São Paulo's rental market is experiencing an unusual moment. After years of landlord dominance, a confluence of policy changes is creating pockets of genuine tenant bargaining power—particularly in neighbourhoods where new planning restrictions are reshaping development pipelines.
The catalyst lies in updated municipal zoning regulations introduced earlier this year. São Paulo's planning department has tightened restrictions on residential-only conversions in central zones, while simultaneously mandating mixed-use development (retail, office, residential) in corridors along Avenida Paulista, Rua Augusta, and Vila Madalena's expanding commercial districts. The intent: revitalise underutilised commercial areas and reduce commute pressures. The effect: a sharp contraction in new rental stock entering premium neighbourhoods.
Data from local property analysts suggests vacancy rates in Jardins and Pinheiros—traditionally hovering around 4–6 per cent—have dipped below 3 per cent. Conversely, areas experiencing permitted intensification, like Tatuapé and Mooca along the eastern growth corridor, are seeing vacancy climb toward 8 per cent as developers rush to complete projects before stricter building codes take full effect in 2027.
The disparity is reshaping tenant strategy. In Itaim Bibi, where luxury residential stock remains subject to heritage overlay provisions limiting new construction, tenants are increasingly negotiating rent reductions in exchange for longer lease terms—a shift unthinkable two years ago when vacancy sat below 2 per cent. Conversely, in Tatuapé, where new apartment completions have surged, landlords are offering furnished units and utility packages at BRL 4,500–5,500 per month for one-bedroom apartments, compared to BRL 6,000–7,500 in comparable Pinheiros stock.
Vila Madalena presents a more complex picture. The neighbourhood's designation as a cultural priority zone has triggered heritage reviews on larger residential buildings slated for demolition, freezing several major projects. Rents for two-bedroom apartments have plateaued around BRL 5,800–6,200, but demand remains strong among young professionals attracted to the area's expanding nightlife and coworking ecosystem around Rua Harmonia.

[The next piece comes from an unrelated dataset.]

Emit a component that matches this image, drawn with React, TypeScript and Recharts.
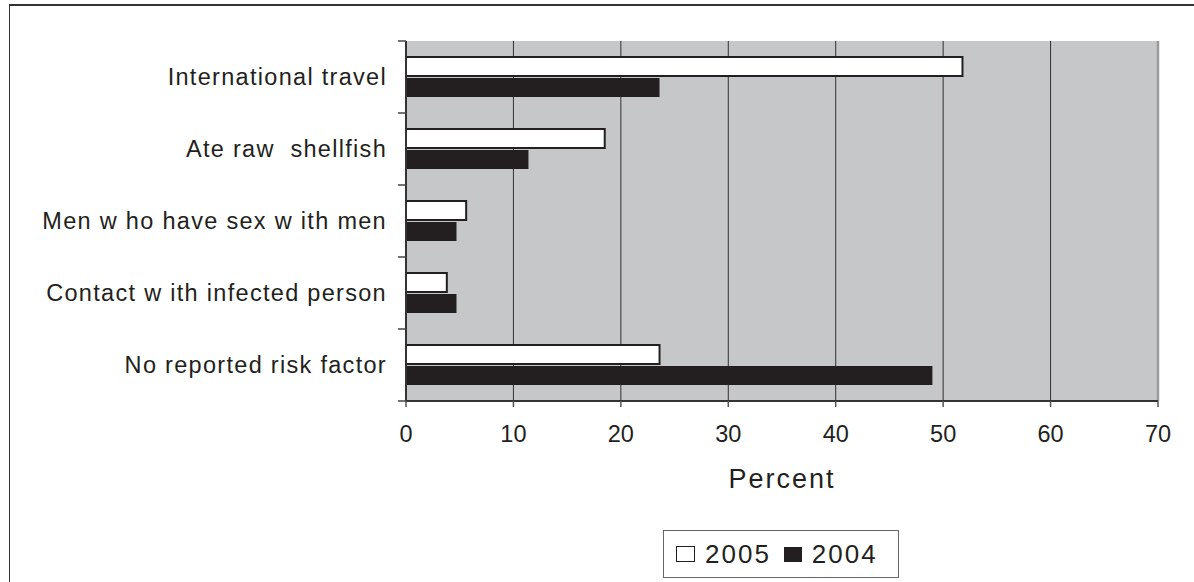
import { BarChart, Bar, XAxis, YAxis, CartesianGrid, ReferenceLine } from 'recharts';

const categories = [
  'International travel',
  'Ate raw\u00a0 shellfish',
  'Men w ho have sex w ith men',
  'Contact w ith infected person',
  'No reported risk factor',
];
const values2005 = [51.8, 18.5, 5.6, 3.8, 23.6];
const values2004 = [23.6, 11.4, 4.7, 4.7, 49.0];
const xTicks = [0, 10, 20, 30, 40, 50, 60, 70];

const ink = '#231f20';
const font = '"Liberation Sans", Arial, sans-serif';

// category label plus the small tick marks on the band edges (Excel style)
function CategoryTick(props: any) {
  const { x, y, payload, index, visibleTicksCount } = props;
  const half = payload && payload.offset ? payload.offset : 36;
  const axisX = x + 19;
  const last = index === (visibleTicksCount ?? categories.length) - 1;
  return (
    <g>
      <line x1={axisX - 8} x2={axisX} y1={y - half} y2={y - half} stroke="#444" strokeWidth={1.5} />
      {last && <line x1={axisX - 8} x2={axisX} y1={y + half} y2={y + half} stroke="#444" strokeWidth={1.5} />}
      <text
        x={x}
        y={y}
        dy="0.355em"
        textAnchor="end"
        fontSize={23.5}
        fill={ink}
        fontFamily={font}
        letterSpacing={1.3}
        style={{ whiteSpace: 'pre' }}
      >
        {payload.value}
      </text>
    </g>
  );
}

export default function App() {
  const data = categories.map((name, i) => ({
    name,
    y2005: values2005[i],
    y2004: values2004[i],
  }));

  return (
    <div style={{ position: 'absolute', left: 0, top: 0, width: 1194, height: 582, background: '#fff', overflow: 'hidden', fontFamily: font }}>
      {/* frame round the figure, only top and left visible */}
      <div style={{ position: 'absolute', left: 9, top: 4, width: 1300, height: 700, borderTop: '2px solid #333', borderLeft: '1.5px solid #333' }} />

      <div style={{ position: 'absolute', left: 0, top: 0 }}>
        <BarChart
          width={1194}
          height={582}
          data={data}
          layout="vertical"
          margin={{ top: 41, right: 36, left: 0, bottom: 81 }}
          barSize={19}
          barGap={2}
        >
          <CartesianGrid horizontal={false} stroke={ink} strokeOpacity={0.9} fill="#c6c7c9" fillOpacity={1} />
          <YAxis
            dataKey="name"
            type="category"
            width={406}
            tickSize={0}
            tickMargin={19}
            tickLine={false}
            axisLine={{ stroke: '#333', strokeWidth: 2 }}
            tick={<CategoryTick />}
          />
          <XAxis
            xAxisId="top"
            type="number"
            orientation="top"
            domain={[0, 70]}
            height={0}
            tick={false}
            tickLine={false}
            axisLine={{ stroke: '#9a9a9a', strokeWidth: 2 }}
          />
          <XAxis
            type="number"
            domain={[0, 70]}
            ticks={xTicks}
            height={100}
            tickSize={6}
            tickMargin={18}
            axisLine={{ stroke: '#333', strokeWidth: 2 }}
            tickLine={{ stroke: '#555', strokeWidth: 1.5 }}
            tick={{ fontSize: 23.5, fill: ink, fontFamily: font }}
            label={{ value: 'Percent', position: 'insideBottom', offset: 13, fontSize: 27, fill: ink, fontFamily: font, letterSpacing: 2 }}
          />
          <ReferenceLine x={70} stroke="#9a9a9a" strokeWidth={2.5} />
          <Bar dataKey="y2005" fill="#ffffff" stroke={ink} strokeWidth={2} isAnimationActive={false} />
          <Bar dataKey="y2004" fill={ink} isAnimationActive={false} />
        </BarChart>
      </div>

      {/* legend */}
      <div
        style={{
          position: 'absolute',
          left: 663,
          top: 530,
          width: 236,
          height: 48,
          boxSizing: 'border-box',
          border: '1px solid #666',
          display: 'flex',
          alignItems: 'center',
          paddingLeft: 12,
          fontSize: 26,
          letterSpacing: 2,
          color: ink,
        }}
      >
        <span style={{ display: 'inline-block', width: 17, height: 14, border: `1.5px solid ${ink}`, background: '#fff', marginRight: 10 }} />
        <span>2005</span>
        <span style={{ display: 'inline-block', width: 18, height: 15, background: ink, marginLeft: 13, marginRight: 10 }} />
        <span>2004</span>
      </div>
    </div>
  );
}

Tenant advocates argue the policy shift vindicates calls for supply-side regulation. The Sindicato dos Inquilinos (Tenants' Union) has begun publishing neighbourhood-specific vacancy reports, coaching renters to withhold deposits pending formal lease agreements—a practice gaining traction in low-vacancy zones where tenant churn costs landlords significantly.
For investors, the message is clear: proximity to transit, mixed-use zoning approval, and regulatory flexibility now command premiums that override traditional location hierarchies. The rental market's next phase belongs to those reading the planning codes, not just the market spreads.